A quasi-monotone CNF formula is a formula where each variable appears at most once as a positive literal (and any number of times as a negative literal).
What is the complexity of deciding its satisfiability?
Asked By : Xavier Labouze
Answered By : Realz Slaw
Obviously this can be solved with the same complexity as boolean SAT. The question is, can we do better. The answer is no: this problem is NP-complete.
You can show it is NP-complete by reducing a regular CNF formula to "quasi-monotone" CNF, as follows:
Since you cannot use positive terms in general, what you want is a new, equivalent, variable in-place of the positive terms. So let $\Phi = {\LARGE\bigwedge}C_i$ be a general boolean sat formula.

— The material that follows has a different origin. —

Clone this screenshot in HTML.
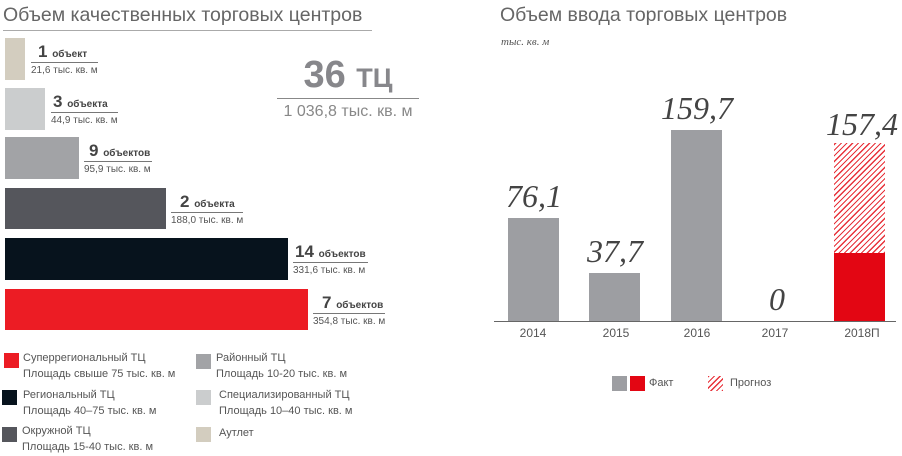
<!DOCTYPE html>
<html><head><meta charset="utf-8"><style>
body{margin:0;width:902px;height:456px;background:#fff;position:relative;overflow:hidden;font-family:"Liberation Sans","DejaVu Sans",sans-serif;color:#444}
div{position:absolute}
.bar{left:5px}
.n{font-weight:bold;font-size:17px;color:#444;white-space:nowrap}
.n small{font-size:10px}
.s{font-size:10px;color:#555;white-space:nowrap;padding-top:2px}
.ul{border-bottom:1px solid #777}
.sq{width:15px;height:15px}
.lt{font-size:11px;color:#555;line-height:16px;white-space:nowrap}
.v{font-family:"Liberation Serif",serif;font-style:italic;font-size:32px;color:#444;text-align:center;width:100px}
.yr{font-size:12px;color:#555;text-align:center;width:80px;top:326px}
</style></head><body>
<div style="left:3px;top:4px;font-size:19.5px;color:#666;white-space:nowrap">Объем качественных торговых центров</div>
<div style="left:3px;top:30px;width:369px;border-top:1px solid #aaa"></div>

<div class="bar" style="top:38px;width:20px;height:42px;background:#d3cdbf"></div>
<div class="bar" style="top:88px;width:40px;height:42px;background:#cbcdce"></div>
<div class="bar" style="top:137px;width:74px;height:42px;background:#a2a3a6"></div>
<div class="bar" style="top:188px;width:161px;height:41px;background:#55565c"></div>
<div class="bar" style="top:238px;width:283px;height:42px;background:#07131d"></div>
<div class="bar" style="top:289px;width:303px;height:41px;background:#ec1c24"></div>

<div style="left:31px;top:42px"><div class="n ul" style="position:relative;padding:0 2px 0 7px">1 <small>объект</small></div><div class="s" style="position:relative">21,6 тыс. кв. м</div></div>
<div style="left:51px;top:92px"><div class="n ul" style="position:relative;padding:0 2px 0 2px">3 <small>объекта</small></div><div class="s" style="position:relative">44,9 тыс. кв. м</div></div>
<div style="left:84px;top:141px"><div class="n ul" style="position:relative;padding:0 2px 0 5px">9 <small>объектов</small></div><div class="s" style="position:relative">95,9 тыс. кв. м</div></div>
<div style="left:171px;top:192px"><div class="n ul" style="position:relative;padding:0 2px 0 9px">2 <small>объекта</small></div><div class="s" style="position:relative">188,0 тыс. кв. м</div></div>
<div style="left:293px;top:242px"><div class="n ul" style="position:relative;padding:0 2px 0 2px">14 <small>объектов</small></div><div class="s" style="position:relative">331,6 тыс. кв. м</div></div>
<div style="left:313px;top:293px"><div class="n ul" style="position:relative;padding:0 2px 0 9px">7 <small>объектов</small></div><div class="s" style="position:relative">354,8 тыс. кв. м</div></div>

<div style="left:277px;top:54px;width:142px;text-align:center;font-weight:bold;font-size:38px;color:#87878b;white-space:nowrap">36 <span style="font-size:27px">ТЦ</span></div>
<div style="left:277px;top:98px;width:142px;border-top:1px solid #888"></div>
<div style="left:270px;top:103px;width:156px;text-align:center;font-size:16px;color:#888;white-space:nowrap">1 036,8 тыс. кв. м</div>

<div class="sq" style="left:4px;top:353px;background:#ec1c24"></div>
<div class="lt" style="left:23px;top:350px">Суперрегиональный ТЦ<br>Площадь свыше 75 тыс. кв. м</div>
<div class="sq" style="left:2px;top:390px;background:#07131d"></div>
<div class="lt" style="left:23px;top:387px">Региональный ТЦ<br>Площадь 40–75 тыс. кв. м</div>
<div class="sq" style="left:2px;top:427px;background:#55565c"></div>
<div class="lt" style="left:22px;top:423px">Окружной ТЦ<br>Площадь 15-40 тыс. кв. м</div>
<div class="sq" style="left:196px;top:354px;background:#a2a3a6"></div>
<div class="lt" style="left:216px;top:350px">Районный ТЦ<br>Площадь 10-20 тыс. кв. м</div>
<div class="sq" style="left:196px;top:390px;background:#cbcdce"></div>
<div class="lt" style="left:219px;top:387px">Специализированный ТЦ<br>Площадь 10–40 тыс. кв. м</div>
<div class="sq" style="left:196px;top:427px;background:#d3cdbf"></div>
<div class="lt" style="left:219px;top:425px">Аутлет</div>

<div style="left:500px;top:4px;font-size:19.5px;color:#666;white-space:nowrap">Объем ввода торговых центров</div>
<div style="left:501px;top:36px;font-family:'Liberation Serif',serif;font-style:italic;font-size:11px;color:#555">тыс. кв. м</div>

<div style="left:508px;top:218px;width:51px;height:103px;background:#9d9ea2"></div>
<div style="left:589px;top:273px;width:51px;height:48px;background:#9d9ea2"></div>
<div style="left:671px;top:130px;width:51px;height:191px;background:#9d9ea2"></div>
<div style="left:834px;top:143px;width:51px;height:110px;background:repeating-linear-gradient(-45deg,#e8323a 0 1.2px,#fff 1.2px 4px)"></div>
<div style="left:834px;top:253px;width:51px;height:68px;background:#e30613"></div>
<div style="left:494px;top:321px;width:402px;border-top:1px solid #666"></div>

<div class="v" style="left:484px;top:178px">76,1</div>
<div class="v" style="left:565px;top:233px">37,7</div>
<div class="v" style="left:647px;top:90px">159,7</div>
<div class="v" style="left:727px;top:281px">0</div>
<div class="v" style="left:812px;top:106px">157,4</div>

<div class="yr" style="left:493px">2014</div>
<div class="yr" style="left:576px">2015</div>
<div class="yr" style="left:657px">2016</div>
<div class="yr" style="left:735px">2017</div>
<div class="yr" style="left:822px">2018П</div>

<div class="sq" style="left:612px;top:376px;background:#9d9ea2"></div>
<div class="sq" style="left:630px;top:376px;background:#e30613"></div>
<div style="left:649px;top:377px;font-size:11px;color:#555">Факт</div>
<div class="sq" style="left:708px;top:376px;background:repeating-linear-gradient(-45deg,#e8323a 0 1.2px,#fff 1.2px 4px)"></div>
<div style="left:730px;top:377px;font-size:11px;color:#555">Прогноз</div>
</body></html>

We will replace all non-negated $x_j$ terms with new variables called $\neg n_{x_j}$. Then, we need to constrain $n_{x_j} = \neg x_j$; so we introduce the following clauses:
$$\left(n_{x_j} \implies \neg x_j\right) \wedge \left(\neg x_j \implies n_{x_j}\right)$$
This essentially means that $n_{x_j} = \neg x_j$. Written in CNF:
$$\left(\neg n_{x_j} \vee \neg x_j\right) \wedge \left(x_j \vee n_{x_j}\right)$$
These two clauses will effectively allow you to replace all your other non-negated terms, and they only leave behind a single non-negated term for each literal (within these clauses), which is allowed in "quasi-monotone" CNF as defined by the question.